Die EU-Kommssion hat die Definition von Dual Use-Gütern erweitert – auch um den Begriff „Überwachungstechnologie“. Sie ist definiert als „Technologie für digitale Überwachung, die für die Begehung schwerwiegender Verletzungen der Menschenrechte oder des humanitären Völkerrechts verwendet werden oder eine Bedrohung für die internationale Sicherheit oder die wesentlichen Sicherheitsinteressen der Union und ihren Mitgliedstaaten darstellen kann“.

Durch diesen Verweis auf die Menschenrechte müssen alle gelisteten Überwachungstechnologien daraufhin überprüft werden, ob mit ihnen schwerwiegende Menschenrechtsverletzungen begangen werden können. Außerdem sollen Unternehmen erstmals verpflichtet werden, selbst sorgfältig Informationen einzuholen, ob solche Menschenrechtsverletzungen drohen.

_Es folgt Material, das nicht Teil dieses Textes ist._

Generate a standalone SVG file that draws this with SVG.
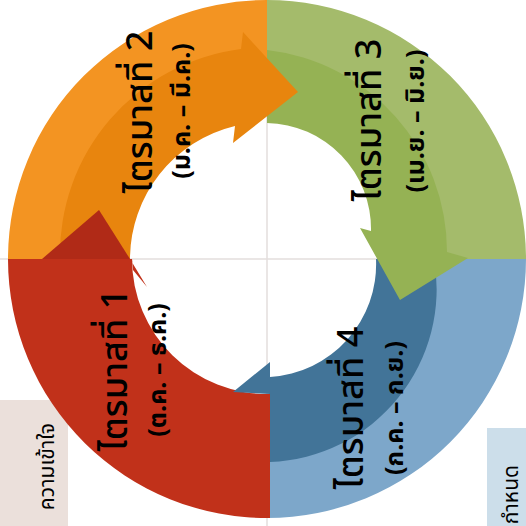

Bisher mussten sie nur tätig werden, wenn sie ohnehin schon davon wussten.

Wie bewertet Reporter ohne Grenzen den Entwurf der EU-Kommission?

Im Grundsatz begrüßen wir viele Neuerungen, die die EU-Kommission durchsetzen will. Ein klares Bekenntnis zu Menschenrechten, Sorgfaltspflichten für Unternehmen und die Möglichkeit, auch nicht gelistete Güter bei Menschenrechtsbedenken kontrollieren zu können, sind richtige Initiativen. Allerdings sind viele Formulierungen im aktuellen Entwurf noch zu vage. Sie können zu Schlupflöchern für Unternehmen führen, die Kontrollen umgehen wollen. Außerdem soll es auch in Zukunft keine zufriedenstellenden Statistiken über Exporte von Dual Use-Gütern geben, was wir kritisieren und ändern möchten.

Wie ist der aktuelle Stand bei der Reform der Dual Use-Verordnung?

Im September 2016 hat die EU-Kommission ihren Entwurf vorgelegt, der nun diskutiert wird. Das Europäische Parlament verabschiedete im Januar 2018 eine Position dazu, die EU-Mitgliedsstaaten erst im Sommer 2019. Während das Parlament eine zukunftsweisende Position verabschiedete, stellten sich einige Mitgliedstaaten einer wirksamen Reform lange in den Weg. Im November 2020 kam es schließlich zu einer politischen Einigung, die einzelne Verbesserungen gegenüber der ursprünglichen Fassung der Verordnung hervorbrachte, so zum Beispiel, indem der Handel mit Überwachungstechnologie transparenter gestaltet werden soll. Zugleich blieb der Kompromiss aber weit hinter den Forderungen der Zivilgesellschaft zurück. Das Europäische Parlament hat die Neufassung im März 2021 verabschiedet.